- [REQUIREMENTS]: Print the listing in its entirety and exactly, leaving out images.
━━━
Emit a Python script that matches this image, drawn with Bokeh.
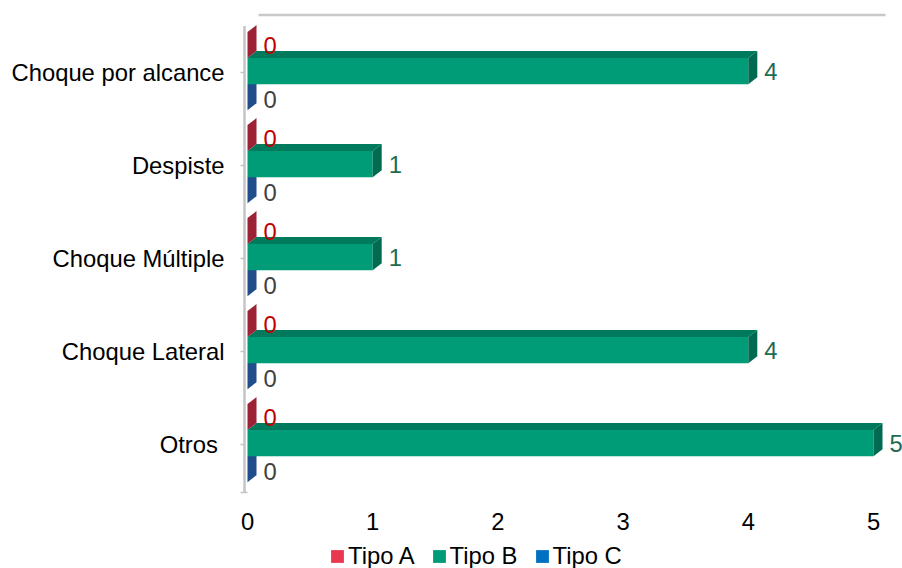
from bokeh.plotting import figure
from bokeh.layouts import column
from bokeh.models import Range1d, FixedTicker, Legend, LegendItem
from bokeh.embed import file_html
from bokeh.resources import INLINE
from bokeh.core.properties import value

# ---- data (categories listed bottom to top) ----
categories = ["Otros ", "Choque Lateral", "Choque Múltiple", "Despiste", "Choque por alcance"]
tipo_a = [0, 0, 0, 0, 0]
tipo_b = [5, 4, 1, 1, 4]
tipo_c = [0, 0, 0, 0, 0]
series_names = ["Tipo A", "Tipo B", "Tipo C"]
x_ticks = [0, 1, 2, 3, 4, 5]

FONT = "Liberation Sans"
FS = "23.8px"

# ---- styling / geometry ----
PX_X = 125.2   # px per x unit
PX_Y = 93.0    # px per category
DX = 9 / PX_X  # 3D depth in x
DY = 7 / PX_Y  # 3D depth in y
H = 0.28       # bar height (category units)
SHIFT = 0.015
offsets = {"Tipo A": 0.14, "Tipo B": -0.14, "Tipo C": -0.42}
front_col = {"Tipo A": "#E8384F", "Tipo B": "#009B77", "Tipo C": "#0070C0"}
top_col = {"Tipo A": "#B52A3C", "Tipo B": "#007A5C", "Tipo C": "#1A5A96"}
side_col = {"Tipo A": "#9B2335", "Tipo B": "#006B50", "Tipo C": "#1F4E8A"}
label_col = {"Tipo A": "#C00000", "Tipo B": "#1E6B52", "Tipo C": "#404040"}
label_dy = {"Tipo A": 0.0, "Tipo B": 0.0, "Tipo C": -0.03}

series_vals = {"Tipo A": tipo_a, "Tipo B": tipo_b, "Tipo C": tipo_c}

W = 902
H_MAIN = 545
H_LEG = 568 - H_MAIN
FRAME_LEFT = 238

p = figure(width=W, height=H_MAIN, output_backend="svg", toolbar_location=None,
           x_range=Range1d(-0.0719, 5.2316), y_range=Range1d(0.4516, 5.667),
           min_border_left=FRAME_LEFT, min_border_right=0, min_border_top=10,
           min_border_bottom=H_MAIN - 495)
p.outline_line_color = None
p.xgrid.visible = False
p.ygrid.visible = False
p.background_fill_color = "white"

# axes
p.xaxis.ticker = FixedTicker(ticks=x_ticks)
p.xaxis.axis_line_color = None
p.xaxis.major_tick_line_color = None
p.xaxis.minor_tick_line_color = None
p.xaxis.major_tick_out = 0
p.xaxis.major_label_standoff = 17
p.xaxis.major_label_text_font = FONT
p.xaxis.major_label_text_font_size = FS
p.xaxis.major_label_text_color = "#000000"

centers = [i + 1 for i in range(len(categories))]
p.yaxis.ticker = FixedTicker(ticks=centers)
p.yaxis.major_label_overrides = {c: cat for c, cat in zip(centers, categories)}
p.yaxis.axis_line_color = None
p.yaxis.major_tick_line_color = None
p.yaxis.minor_tick_line_color = None
p.yaxis.major_tick_out = 0
p.yaxis.major_label_standoff = 14
p.yaxis.major_label_text_font = FONT
p.yaxis.major_label_text_font_size = FS
p.yaxis.major_label_text_color = "#000000"

# 3D frame decorations
ax_x = -3 / PX_X
p.segment(x0=[ax_x], y0=[0.484], x1=[ax_x], y1=[5.5], line_color="#C4C4C4", line_width=2.5)
tick_len = 4 / PX_X
p.segment(x0=[ax_x - tick_len] * len(centers), y0=centers, x1=[ax_x] * len(centers), y1=centers,
          line_color="#C4C4C4", line_width=1.5)
p.segment(x0=[ax_x - tick_len], y0=[0.484], x1=[0.0], y1=[0.484], line_color="#C4C4C4", line_width=1.5)
p.segment(x0=[11 / PX_X], y0=[5.618], x1=[5.096], y1=[5.618], line_color="#C8C8C8", line_width=2.5)

for name in ["Tipo C", "Tipo B", "Tipo A"]:
    vals = series_vals[name]
    bottoms = [c + offsets[name] + SHIFT for c in centers]
    tops = [b + H for b in bottoms]
    p.quad(left=[0] * len(vals), right=vals, bottom=bottoms, top=tops,
           fill_color=front_col[name], line_color=None)
    # top faces
    txs = [[0, v, v + DX, DX] for v in vals]
    tys = [[t, t, t + DY, t + DY] for t in tops]
    p.patches(xs=txs, ys=tys, fill_color=top_col[name], line_color=None)
    # side faces
    sxs = [[v, v, v + DX, v + DX] for v in vals]
    sys_ = [[b, t, t + DY, b + DY] for b, t in zip(bottoms, tops)]
    p.patches(xs=sxs, ys=sys_, fill_color=side_col[name], line_color=None)
    # data labels
    p.text(x=vals, y=[(b + t) / 2 + label_dy[name] for b, t in zip(bottoms, tops)],
           text=[str(v) for v in vals], x_offset=16, text_align="left", text_baseline="middle",
           text_color=label_col[name], text_font=value(FONT), text_font_size=FS)

# ---- legend strip ----
pl = figure(width=W, height=H_LEG, output_backend="svg", toolbar_location=None,
            x_range=Range1d(0, 1), y_range=Range1d(0, 1),
            x_axis_location=None, y_axis_location=None,
            min_border_left=FRAME_LEFT, min_border_right=0, min_border_top=0, min_border_bottom=0)
pl.outline_line_color = None
pl.xgrid.visible = False
pl.ygrid.visible = False
leg_r = {}
for name in series_names:
    # swatch renderers kept outside the visible range; only their legend glyph shows
    leg_r[name] = pl.quad(left=[5], right=[6], bottom=[5], top=[6],
                          fill_color=front_col[name], line_color=None)

legend = Legend(items=[LegendItem(label=n, renderers=[leg_r[n]]) for n in series_names],
                orientation="horizontal", location=(329 - FRAME_LEFT, -2), padding=0, margin=0,
                spacing=16, label_standoff=3, glyph_width=16, glyph_height=16,
                border_line_color=None, background_fill_alpha=0,
                label_text_font=FONT, label_text_font_size=FS, label_text_color="#000000")
pl.add_layout(legend)

layout = column(p, pl, spacing=0)
open("out.html", "w").write(file_html(layout, INLINE))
━━━
- [EXERCISE OUTPUT]:
Emit a Python script that matches this image, drawn with Bokeh.
from bokeh.plotting import figure
from bokeh.layouts import column
from bokeh.models import Range1d, FixedTicker, Legend, LegendItem
from bokeh.embed import file_html
from bokeh.resources import INLINE
from bokeh.core.properties import value

# ---- data (categories listed bottom to top) ----
categories = ["Otros ", "Choque Lateral", "Choque Múltiple", "Despiste", "Choque por alcance"]
tipo_a = [0, 0, 0, 0, 0]
tipo_b = [5, 4, 1, 1, 4]
tipo_c = [0, 0, 0, 0, 0]
series_names = ["Tipo A", "Tipo B", "Tipo C"]
x_ticks = [0, 1, 2, 3, 4, 5]

FONT = "Liberation Sans"
FS = "23.8px"

# ---- styling / geometry ----
PX_X = 125.2   # px per x unit
PX_Y = 93.0    # px per category
DX = 9 / PX_X  # 3D depth in x
DY = 7 / PX_Y  # 3D depth in y
H = 0.28       # bar height (category units)
SHIFT = 0.015
offsets = {"Tipo A": 0.14, "Tipo B": -0.14, "Tipo C": -0.42}
front_col = {"Tipo A": "#E8384F", "Tipo B": "#009B77", "Tipo C": "#0070C0"}
top_col = {"Tipo A": "#B52A3C", "Tipo B": "#007A5C", "Tipo C": "#1A5A96"}
side_col = {"Tipo A": "#9B2335", "Tipo B": "#006B50", "Tipo C": "#1F4E8A"}
label_col = {"Tipo A": "#C00000", "Tipo B": "#1E6B52", "Tipo C": "#404040"}
label_dy = {"Tipo A": 0.0, "Tipo B": 0.0, "Tipo C": -0.03}

series_vals = {"Tipo A": tipo_a, "Tipo B": tipo_b, "Tipo C": tipo_c}

W = 902
H_MAIN = 545
H_LEG = 568 - H_MAIN
FRAME_LEFT = 238

p = figure(width=W, height=H_MAIN, output_backend="svg", toolbar_location=None,
           x_range=Range1d(-0.0719, 5.2316), y_range=Range1d(0.4516, 5.667),
           min_border_left=FRAME_LEFT, min_border_right=0, min_border_top=10,
           min_border_bottom=H_MAIN - 495)
p.outline_line_color = None
p.xgrid.visible = False
p.ygrid.visible = False
p.background_fill_color = "white"

# axes
p.xaxis.ticker = FixedTicker(ticks=x_ticks)
p.xaxis.axis_line_color = None
p.xaxis.major_tick_line_color = None
p.xaxis.minor_tick_line_color = None
p.xaxis.major_tick_out = 0
p.xaxis.major_label_standoff = 17
p.xaxis.major_label_text_font = FONT
p.xaxis.major_label_text_font_size = FS
p.xaxis.major_label_text_color = "#000000"

centers = [i + 1 for i in range(len(categories))]
p.yaxis.ticker = FixedTicker(ticks=centers)
p.yaxis.major_label_overrides = {c: cat for c, cat in zip(centers, categories)}
p.yaxis.axis_line_color = None
p.yaxis.major_tick_line_color = None
p.yaxis.minor_tick_line_color = None
p.yaxis.major_tick_out = 0
p.yaxis.major_label_standoff = 14
p.yaxis.major_label_text_font = FONT
p.yaxis.major_label_text_font_size = FS
p.yaxis.major_label_text_color = "#000000"

# 3D frame decorations
ax_x = -3 / PX_X
p.segment(x0=[ax_x], y0=[0.484], x1=[ax_x], y1=[5.5], line_color="#C4C4C4", line_width=2.5)
tick_len = 4 / PX_X
p.segment(x0=[ax_x - tick_len] * len(centers), y0=centers, x1=[ax_x] * len(centers), y1=centers,
          line_color="#C4C4C4", line_width=1.5)
p.segment(x0=[ax_x - tick_len], y0=[0.484], x1=[0.0], y1=[0.484], line_color="#C4C4C4", line_width=1.5)
p.segment(x0=[11 / PX_X], y0=[5.618], x1=[5.096], y1=[5.618], line_color="#C8C8C8", line_width=2.5)

for name in ["Tipo C", "Tipo B", "Tipo A"]:
    vals = series_vals[name]
    bottoms = [c + offsets[name] + SHIFT for c in centers]
    tops = [b + H for b in bottoms]
    p.quad(left=[0] * len(vals), right=vals, bottom=bottoms, top=tops,
           fill_color=front_col[name], line_color=None)
    # top faces
    txs = [[0, v, v + DX, DX] for v in vals]
    tys = [[t, t, t + DY, t + DY] for t in tops]
    p.patches(xs=txs, ys=tys, fill_color=top_col[name], line_color=None)
    # side faces
    sxs = [[v, v, v + DX, v + DX] for v in vals]
    sys_ = [[b, t, t + DY, b + DY] for b, t in zip(bottoms, tops)]
    p.patches(xs=sxs, ys=sys_, fill_color=side_col[name], line_color=None)
    # data labels
    p.text(x=vals, y=[(b + t) / 2 + label_dy[name] for b, t in zip(bottoms, tops)],
           text=[str(v) for v in vals], x_offset=16, text_align="left", text_baseline="middle",
           text_color=label_col[name], text_font=value(FONT), text_font_size=FS)

# ---- legend strip ----
pl = figure(width=W, height=H_LEG, output_backend="svg", toolbar_location=None,
            x_range=Range1d(0, 1), y_range=Range1d(0, 1),
            x_axis_location=None, y_axis_location=None,
            min_border_left=FRAME_LEFT, min_border_right=0, min_border_top=0, min_border_bottom=0)
pl.outline_line_color = None
pl.xgrid.visible = False
pl.ygrid.visible = False
leg_r = {}
for name in series_names:
    # swatch renderers kept outside the visible range; only their legend glyph shows
    leg_r[name] = pl.quad(left=[5], right=[6], bottom=[5], top=[6],
                          fill_color=front_col[name], line_color=None)

legend = Legend(items=[LegendItem(label=n, renderers=[leg_r[n]]) for n in series_names],
                orientation="horizontal", location=(329 - FRAME_LEFT, -2), padding=0, margin=0,
                spacing=16, label_standoff=3, glyph_width=16, glyph_height=16,
                border_line_color=None, background_fill_alpha=0,
                label_text_font=FONT, label_text_font_size=FS, label_text_color="#000000")
pl.add_layout(legend)

layout = column(p, pl, spacing=0)
open("out.html", "w").write(file_html(layout, INLINE))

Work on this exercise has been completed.